Is it time for private equity to go public? Many firms are asking themselves this question, as a recent Wall Street Journal article discussed.
Although the article doesn’t mention this, the SEC itself might be inducing this trend. In a previous posting, I discussed how the regulatory agency has set a February 1, 2006 deadline for hedge funds to consider how many investors they have. This is an attempt to close loopholes that regulators fear may open smaller investors – or merely those who are risk averse – from succumbing to the tempting returns provided by some hedge funds (especially when compared to weak mutual fund returns, and unreliable equities).
This regulatory action has spooked the private equity world as they worry that the hedge fund rules will eventually be applied to them. One way to control the outcome is to preempt the SEC by going public. This would impose new burdens on private equity funds and fund managers (greater disclosure, limited risk taking), but it at least it prevents the SEC from developing more stringent rules.

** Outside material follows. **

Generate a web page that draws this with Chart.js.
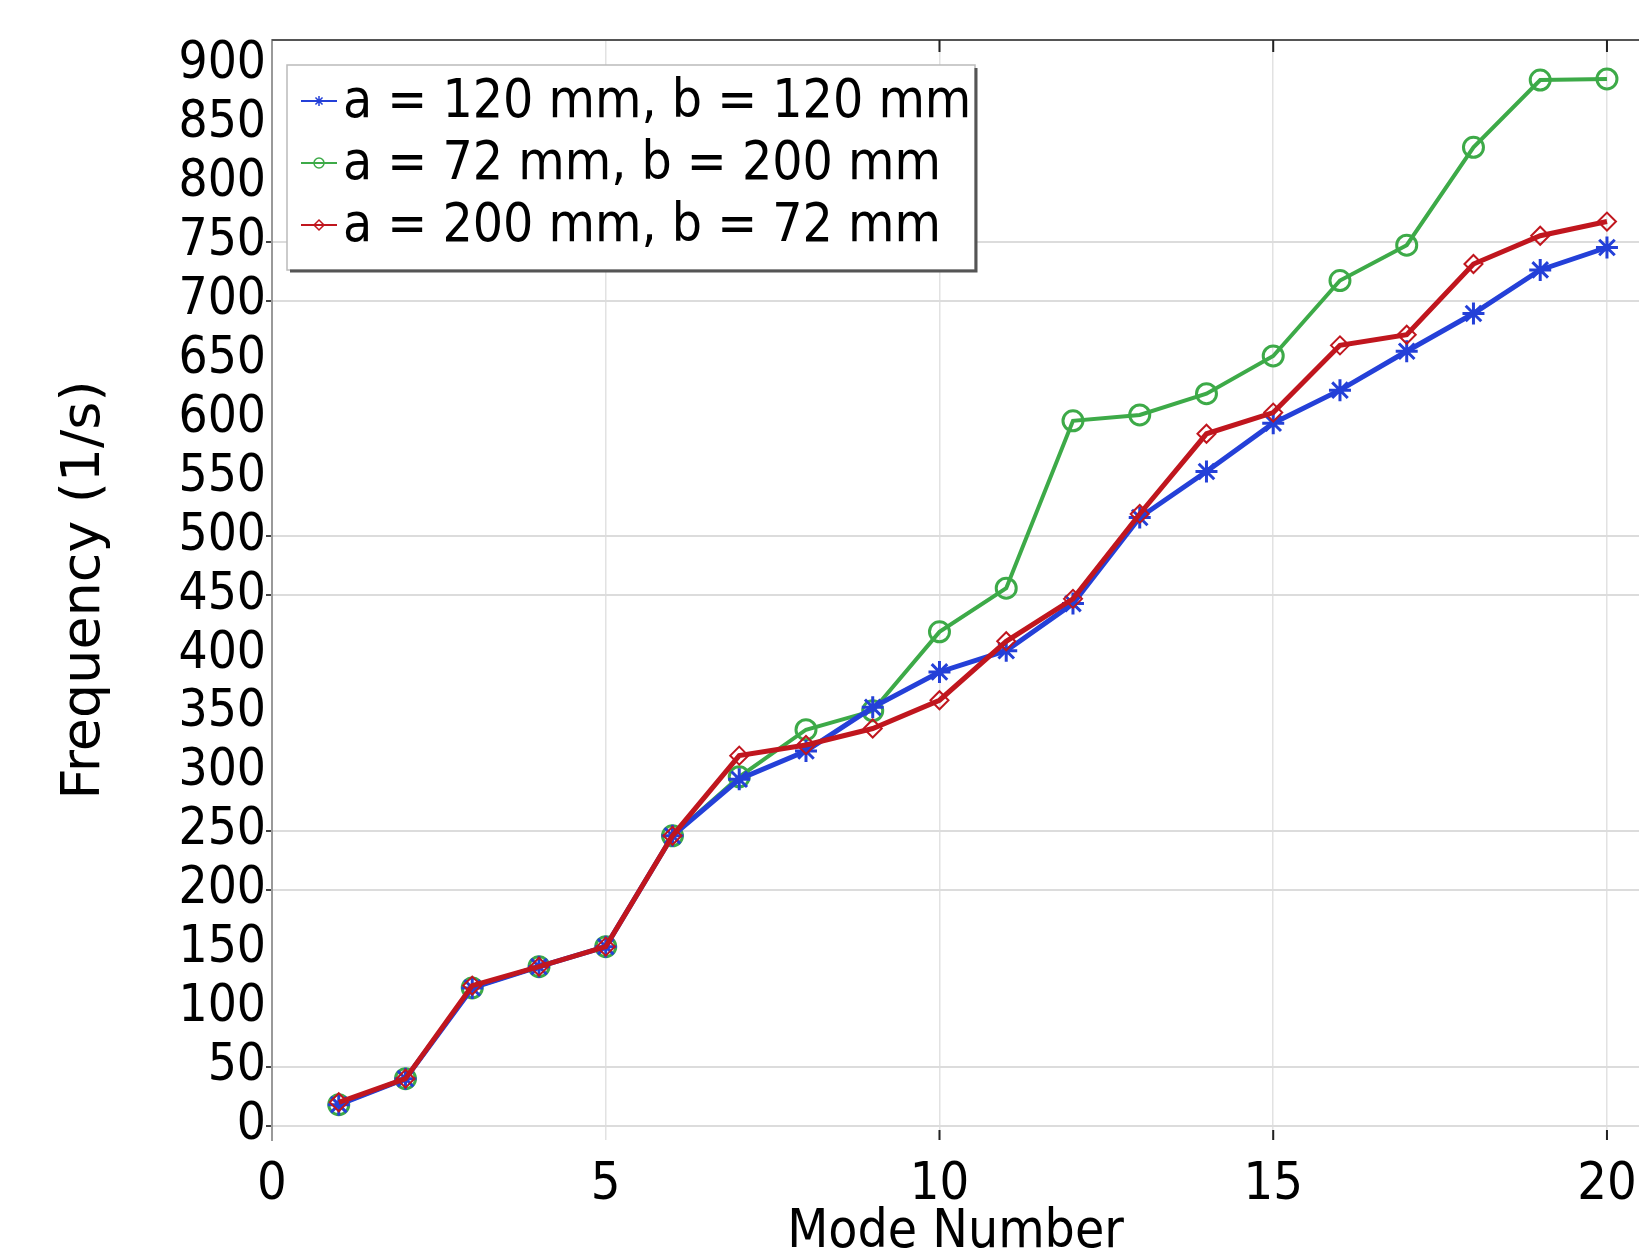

What’s more, the self-regulatory organizations (the stock exchanges) may be open to negotiation with private equity funds that decide to go public. These are not typical equities, and therefore the SRO’s may see fit to grant certain exemptions. Ultimately, the SEC signs off on the regulatory policies of the SRO’s, but it’s never showed a strong hand in rejecting proposals. Why should anyone worry that it would start in this case?